La production cinématographique, théâtrale, télévisuelle, musicale nécessite une nette amélioration. La patrie des moudjahidine manquerait-elle de citoyennes et citoyens éthiquement honnêtes et professionnellement compétents, au pays et dans la diaspora, pour contribuer au progrès culturel du peuple ?
Il serait injuste d’attribuer l’entière responsabilité de cette situation uniquement à l’absence de volonté politique. En effet, j’ai rencontré en Algérie trop de personnes qui, dans leur domaine d’activité, se croient culturellement préparées, parfois même à des postes de responsabilité, mais qui, en réalité, ignorent leurs regrettables carences ; pis encore, ces personnes méprisent ou haïssent celui qui, en toute délicatesse, essaie de les aider à prendre conscience de la nécessité d’améliorer leurs connaissances : «Quoi ?! s’exclament-elles, indignées. Tu crois m’enseigner quelque chose ?!» Le concept d’«al- ijtihâd al-kabîr» (le grand effort) gagnerait à être appliqué ; il enseigne que la connaissance est un processus qui ne s’arrête qu’avec le dernier soupir.
Voilà donc un chantier pour l’Algérie nouvelle. Il est d’une importance extrême, car un peuple cultivé sait mieux résoudre ses problèmes intérieurs et, donc, mieux se prémunir contre les agressions extérieures.

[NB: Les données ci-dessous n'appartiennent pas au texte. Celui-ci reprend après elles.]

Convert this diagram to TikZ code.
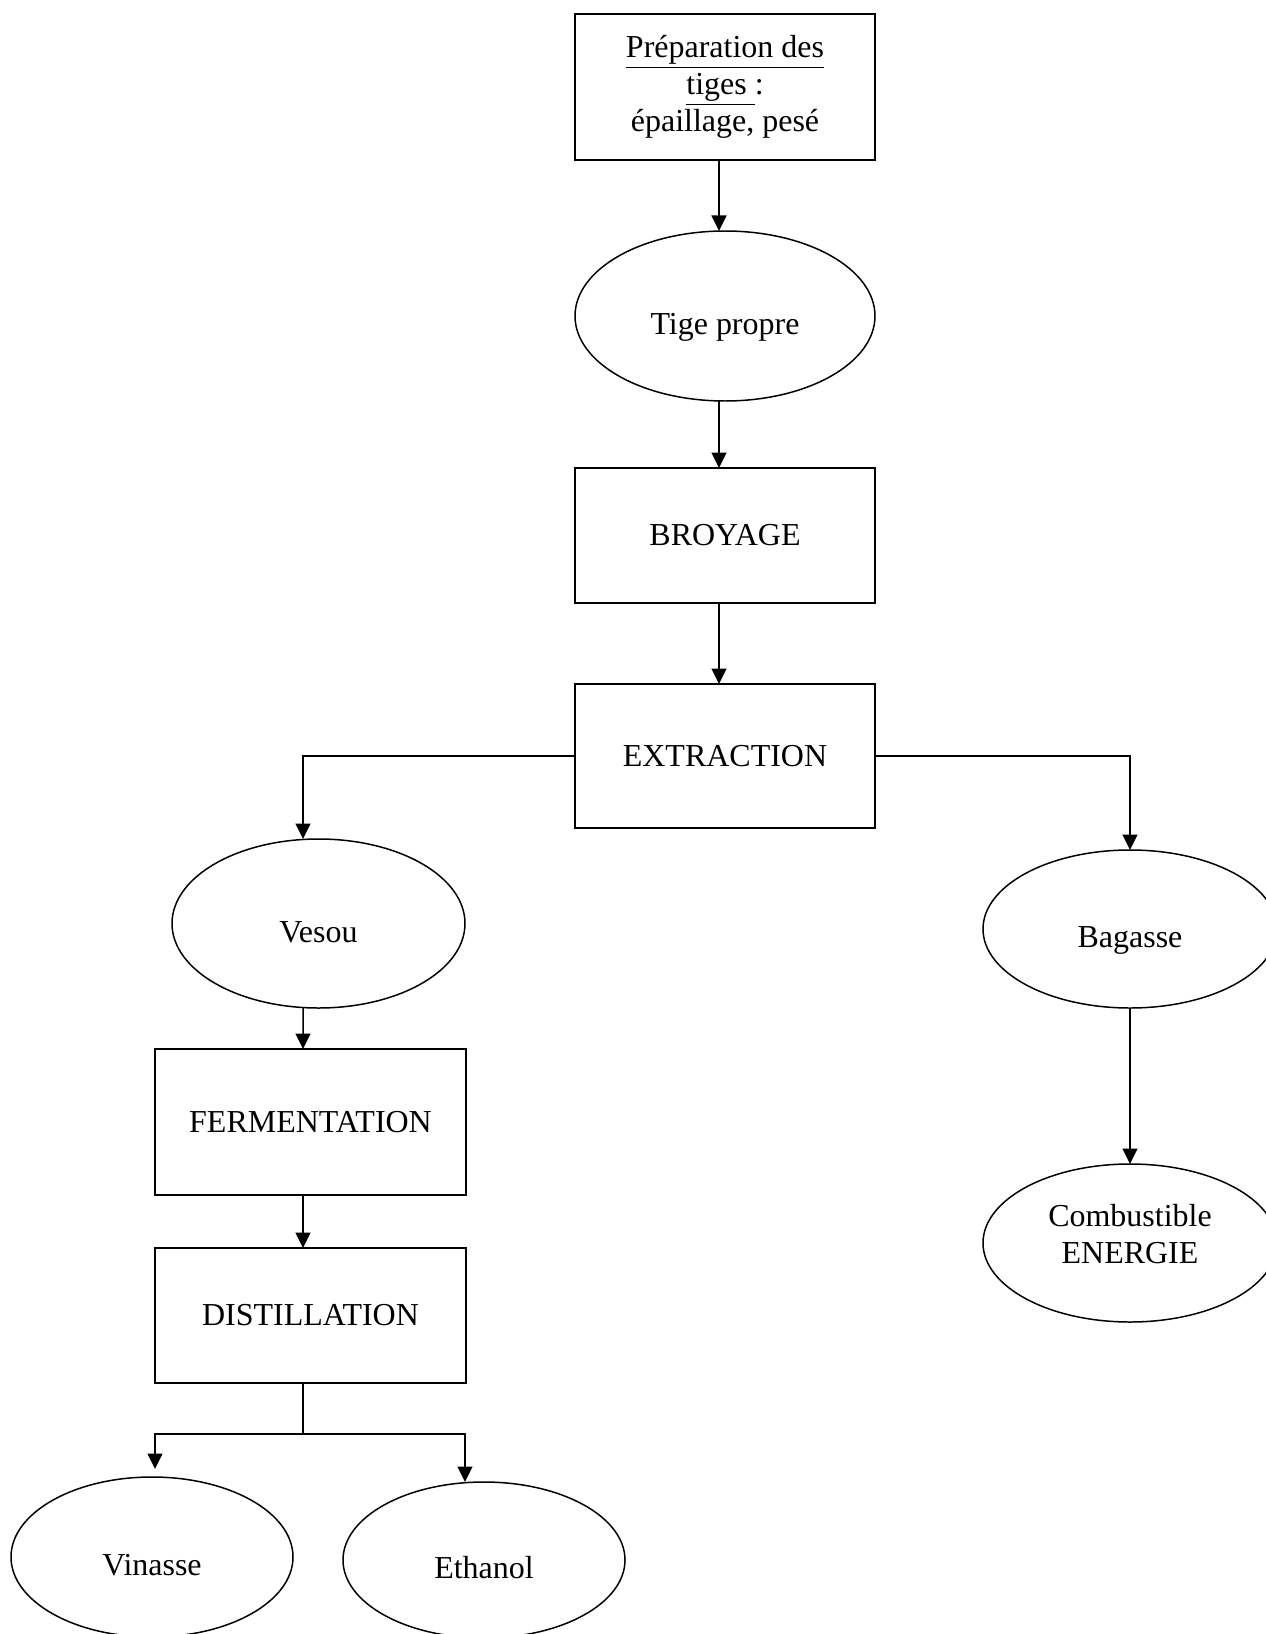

Dans la phase historique actuelle, ces dernières ne sont pas uniquement d’ordre militaire : le programme de «transhumanisation» du Forum de Davos, formulé publiquement par les idéologues de l’oligarchie mondialiste, considère nécessaire une «quatrième révolution» qui, à lire attentivement les textes officiels, est la réduction de l’humain à un robot totalement contrôlable, pour augmenter le profit des multinationales dont les propriétaires sont 1% de la population mondiale. Comme jamais auparavant dans l’histoire de l’humanité, le national et le mondial se conditionnent l’un l’autre. La soi-disant «pandémie» sanitaire et la guerre en Ukraine le démontrent.
Au niveau national comme à celui mondial, l’époque est à la solidarité des forces qui défendent la dignité humaine. Durant toute l’histoire, les envahisseurs, pour justifier leur action, ont traité leurs victimes de «barbares». Il est temps de leur montrer que les barbares, ce sont eux ! Et cela se manifeste également par la culture.
K. N.
1- En réalité, la phrase exacte est : «Quand j’entends le mot culture, j’enlève le cran d’arrêt de mon Browning», dans la pièce intitulée Schlageter de Hanns Johst.